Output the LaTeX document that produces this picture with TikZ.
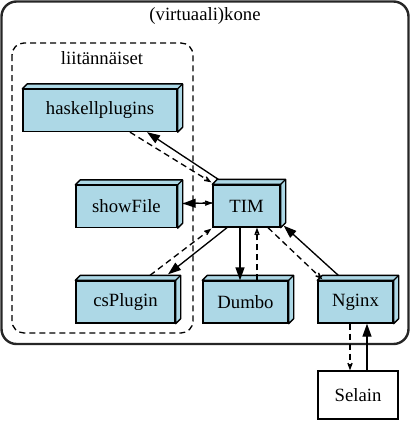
\documentclass[tikz,border=0pt]{standalone}
\usepackage{fontspec}
\setmainfont{Liberation Serif}
\usetikzlibrary{arrows.meta}
\definecolor{lightblue}{HTML}{ADD8E6}

\tikzset{
    box3d/.style={draw, fill=lightblue, line width=1.33pt, minimum height=42pt, inner sep=0pt},
    plainbox/.style={draw, fill=white, line width=1.33pt, inner sep=0pt},
    call/.style={line width=1.33pt, -{Triangle[length=13pt,width=9pt]}},
    reply/.style={line width=1.33pt, dash pattern=on 6pt off 4pt, -{Stealth[length=13pt,width=10pt,inset=8pt]}},
    lbl/.style={font=\fontsize{18.7}{22}\selectfont}
}

\begin{document}
\begin{tikzpicture}[x=1pt, y=-1pt, every node/.style={lbl}]

    \useasboundingbox (0,0) rectangle (410,421);

    % Draw the machine cluster
    \draw[line width=2.4pt, black!85, rounded corners=15pt] (1.5,1.5) rectangle (408.5,344);
    \node (kone) at (205,16) {(virtuaali)kone};

    % Draw the plugin cluster
    \draw[line width=1.33pt, dash pattern=on 6pt off 4pt, rounded corners=12pt] (12,43) rectangle (193,333);
    \node (liitannaiset) at (102,58) {liitännäiset};

    % Draw the services
    \node[box3d, minimum width=154pt] (haskellplugins) at (100,110.5) {haskellplugins};
    \node[box3d, minimum width=101pt] (showFile) at (126.5,206.5) {showFile};
    \node[box3d, minimum width=99pt] (csPlugin) at (125.5,302) {csPlugin};
    \node[box3d, minimum width=67pt] (TIM) at (246.5,206) {TIM};
    \node[box3d, minimum width=85pt] (Dumbo) at (245.5,302) {Dumbo};
    \node[box3d, minimum width=75pt] (Nginx) at (355.5,302) {Nginx};
    \node[plainbox, minimum width=80pt, minimum height=48pt] (Selain) at (358,395) {Selain};

    % Top and side faces of the boxes
    \foreach \n in {haskellplugins, showFile, csPlugin, TIM, Dumbo, Nginx} {
        \draw[fill=lightblue, line width=1.33pt, line join=round] (\n.north west) -- ++(5,-5)
            -- ([shift={(5,-5)}]\n.north east) -- ([shift={(5,-5)}]\n.south east)
            -- (\n.south east) -- (\n.north east) -- cycle;
        \draw[line width=1.33pt] (\n.north east) -- ++(5,-5);
    }

    % Connections between haskellplugins and TIM
    \draw[call] ([shift={(6,-5)}]TIM.north west) -- ([xshift=47pt]haskellplugins.south);
    \draw[reply] ([xshift=30pt]haskellplugins.south) -- ([shift={(-1,-2)}]TIM.north west);

    % Connections between showFile and TIM
    \draw[reply] ([shift={(5,-3)}]showFile.east) -- ([shift={(0,-3)}]TIM.west);
    \draw[call] ([shift={(0,-3)}]TIM.west) -- ([shift={(5,-3)}]showFile.east);

    % Connections between csPlugin and TIM
    \draw[call] ([xshift=-19.5pt]TIM.south) -- ([shift={(42.5,-6)}]csPlugin.north);
    \draw[reply] ([shift={(24.5,-5)}]csPlugin.north) -- ([shift={(-1,1)}]TIM.south west);

    % Connections between Dumbo and TIM
    \draw[call] ([xshift=-6.5pt]TIM.south) -- ([xshift=-5.5pt]Dumbo.north);
    \draw[reply] ([xshift=11.5pt]Dumbo.north) -- ([xshift=10.5pt]TIM.south);

    % Connections between Nginx and TIM
    \draw[reply] ([xshift=21.5pt]TIM.south) -- ([shift={(5,-1)}]Nginx.north west);
    \draw[call] ([shift={(21,-5)}]Nginx.north west) -- ([shift={(3,-2)}]TIM.south east);

    % Connections between Nginx and the browser
    \draw[reply] ([xshift=-5.5pt]Nginx.south) -- ([xshift=-8pt]Selain.north);
    \draw[call] ([xshift=9pt]Selain.north) -- ([xshift=11.5pt]Nginx.south);

\end{tikzpicture}
\end{document}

○ ○ ○

#### Exercise description:
Copy the listing over exactly, skipping the pictures it holds.

#### Task solution:
Output the LaTeX document that produces this picture with TikZ.
\documentclass[tikz,border=0pt]{standalone}
\usepackage{fontspec}
\setmainfont{Liberation Serif}
\usetikzlibrary{arrows.meta}
\definecolor{lightblue}{HTML}{ADD8E6}

\tikzset{
    box3d/.style={draw, fill=lightblue, line width=1.33pt, minimum height=42pt, inner sep=0pt},
    plainbox/.style={draw, fill=white, line width=1.33pt, inner sep=0pt},
    call/.style={line width=1.33pt, -{Triangle[length=13pt,width=9pt]}},
    reply/.style={line width=1.33pt, dash pattern=on 6pt off 4pt, -{Stealth[length=13pt,width=10pt,inset=8pt]}},
    lbl/.style={font=\fontsize{18.7}{22}\selectfont}
}

\begin{document}
\begin{tikzpicture}[x=1pt, y=-1pt, every node/.style={lbl}]

    \useasboundingbox (0,0) rectangle (410,421);

    % Draw the machine cluster
    \draw[line width=2.4pt, black!85, rounded corners=15pt] (1.5,1.5) rectangle (408.5,344);
    \node (kone) at (205,16) {(virtuaali)kone};

    % Draw the plugin cluster
    \draw[line width=1.33pt, dash pattern=on 6pt off 4pt, rounded corners=12pt] (12,43) rectangle (193,333);
    \node (liitannaiset) at (102,58) {liitännäiset};

    % Draw the services
    \node[box3d, minimum width=154pt] (haskellplugins) at (100,110.5) {haskellplugins};
    \node[box3d, minimum width=101pt] (showFile) at (126.5,206.5) {showFile};
    \node[box3d, minimum width=99pt] (csPlugin) at (125.5,302) {csPlugin};
    \node[box3d, minimum width=67pt] (TIM) at (246.5,206) {TIM};
    \node[box3d, minimum width=85pt] (Dumbo) at (245.5,302) {Dumbo};
    \node[box3d, minimum width=75pt] (Nginx) at (355.5,302) {Nginx};
    \node[plainbox, minimum width=80pt, minimum height=48pt] (Selain) at (358,395) {Selain};

    % Top and side faces of the boxes
    \foreach \n in {haskellplugins, showFile, csPlugin, TIM, Dumbo, Nginx} {
        \draw[fill=lightblue, line width=1.33pt, line join=round] (\n.north west) -- ++(5,-5)
            -- ([shift={(5,-5)}]\n.north east) -- ([shift={(5,-5)}]\n.south east)
            -- (\n.south east) -- (\n.north east) -- cycle;
        \draw[line width=1.33pt] (\n.north east) -- ++(5,-5);
    }

    % Connections between haskellplugins and TIM
    \draw[call] ([shift={(6,-5)}]TIM.north west) -- ([xshift=47pt]haskellplugins.south);
    \draw[reply] ([xshift=30pt]haskellplugins.south) -- ([shift={(-1,-2)}]TIM.north west);

    % Connections between showFile and TIM
    \draw[reply] ([shift={(5,-3)}]showFile.east) -- ([shift={(0,-3)}]TIM.west);
    \draw[call] ([shift={(0,-3)}]TIM.west) -- ([shift={(5,-3)}]showFile.east);

    % Connections between csPlugin and TIM
    \draw[call] ([xshift=-19.5pt]TIM.south) -- ([shift={(42.5,-6)}]csPlugin.north);
    \draw[reply] ([shift={(24.5,-5)}]csPlugin.north) -- ([shift={(-1,1)}]TIM.south west);

    % Connections between Dumbo and TIM
    \draw[call] ([xshift=-6.5pt]TIM.south) -- ([xshift=-5.5pt]Dumbo.north);
    \draw[reply] ([xshift=11.5pt]Dumbo.north) -- ([xshift=10.5pt]TIM.south);

    % Connections between Nginx and TIM
    \draw[reply] ([xshift=21.5pt]TIM.south) -- ([shift={(5,-1)}]Nginx.north west);
    \draw[call] ([shift={(21,-5)}]Nginx.north west) -- ([shift={(3,-2)}]TIM.south east);

    % Connections between Nginx and the browser
    \draw[reply] ([xshift=-5.5pt]Nginx.south) -- ([xshift=-8pt]Selain.north);
    \draw[call] ([xshift=9pt]Selain.north) -- ([xshift=11.5pt]Nginx.south);

\end{tikzpicture}
\end{document}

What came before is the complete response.